Oscars Announce Digital Leap, Academy Awards To Ditch Television For YouTube Starting 2029!

For nearly a century, the Oscars have been a television ritual. Families gathered around living room screens, red carpet commentary filled the air, and the Academy Awards felt inseparable from broadcast TV. But soon that equation is about to change.

Oscars Goes Digital In 2029

Starting from 2029, the Oscars will no longer air on traditional television. Instead, they will stream exclusively on YouTube, marking one of the biggest shifts in awards show history.

What Exactly Is Changing In 2029?

The 101st Academy Awards, scheduled for 2029, will be the first Oscars ceremony to stream live on YouTube worldwide. This move officially ends the show's long-running broadcast partnership with ABC, which will continue airing the ceremony only until the 100th Oscars in 2028. From 2029 onwards, YouTube will hold exclusive global rights to the main awards ceremony.

What Does The YouTube Deal Include?

The agreement between the Academy and YouTube covers:

  • The live Oscars ceremony
  • Red carpet coverage
  • Behind-the-scenes content
  • The Governors Awards
  • Year-round Academy programming such as nominations announcements, interviews, special features, and educational content

In short, YouTube becomes the primary home for the Oscars not just for one night, but all year.

Will Viewers Have To Pay?

No. The Oscars will stream live and free on YouTube globally. In the United States, the ceremony will also be available via YouTube TV for subscribers. This is a major accessibility shift compared to traditional cable-dependent broadcasts.

Why The Academy Is Making This Move

The decision reflects how audiences now watch major events. Television viewership for award shows has steadily declined, while digital platforms dominate how younger and international audiences consume content. YouTube offers the Academy something broadcast television no longer can: mass global reach in one place.

With billions of logged-in users worldwide, YouTube allows the Oscars to meet viewers where they already are-on phones, tablets, laptops, and smart TVs.

What Happens To ABC And Traditional TV?

ABC will still broadcast the Oscars through 2028, including the milestone 100th ceremony. After that, the show exits broadcast television entirely. This makes the Oscars one of the most high-profile entertainment events to fully abandon traditional TV for a digital-only platform.

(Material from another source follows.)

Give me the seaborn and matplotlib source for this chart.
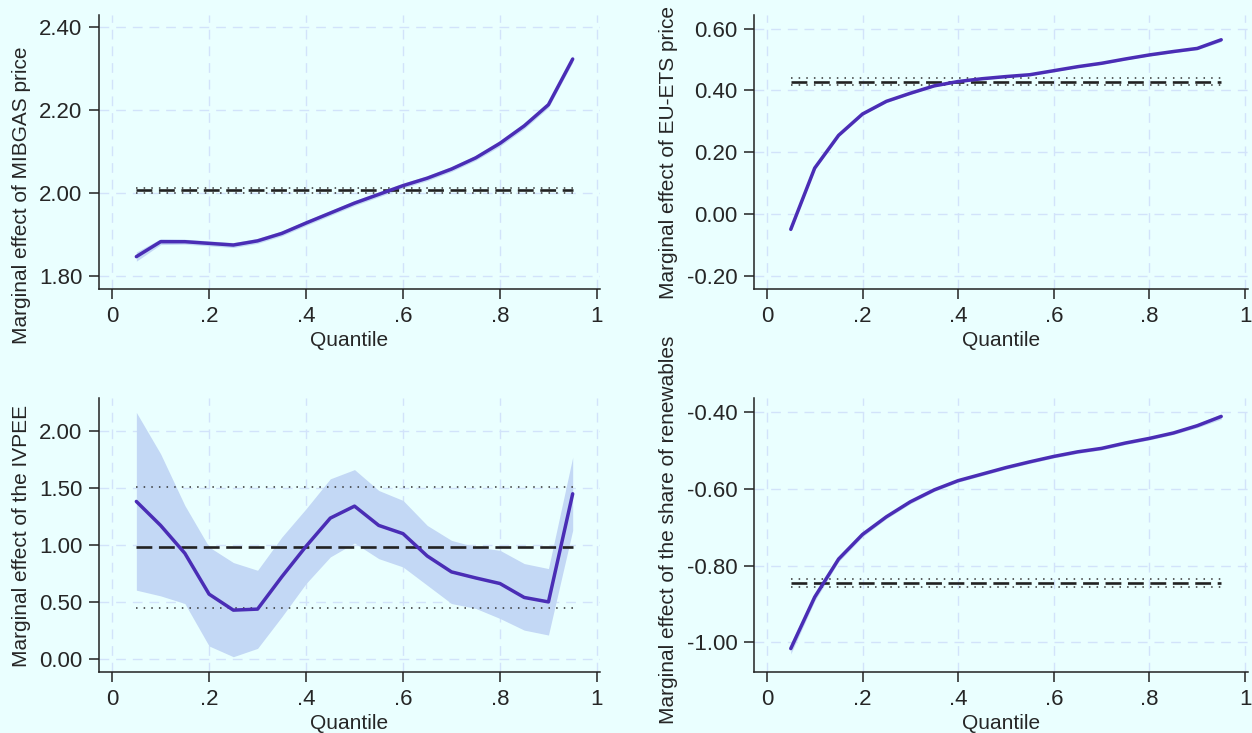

What This Means For The Oscars As A Brand

Streaming on YouTube opens up new possibilities:

  • Greater interaction through live comments and real-time engagement
  • Easier access for international audiences
  • Broader appeal to younger viewers who rarely watch scheduled TV
  • At the same time, it raises questions about how the ceremony's tone, pacing, and presentation might evolve in a digital-first space.

The Timeline At A Glance

  • 2028: Oscars air on ABC for the final time (100th ceremony)
  • 2029: Oscars begin exclusive global streaming on YouTube
  • 2029-2033: YouTube holds streaming rights under the current deal

What We Don't Know Yet

The financial terms of the agreement have not been made public. The Academy has also not detailed whether the format or runtime of the ceremony will change once it moves fully online. Those answers are likely to emerge closer to 2029.

The Oscars moving to YouTube is a signal. The Academy is acknowledging that prestige alone no longer guarantees attention, and accessibility now matters as much as tradition.

By shifting to YouTube, the Oscars are betting on reach, relevance, and a global audience that no longer waits for prime-time television. Whether this reshapes how the ceremony feels remains to be seen, but one thing is clear: the Oscars are officially stepping into a streaming-first future.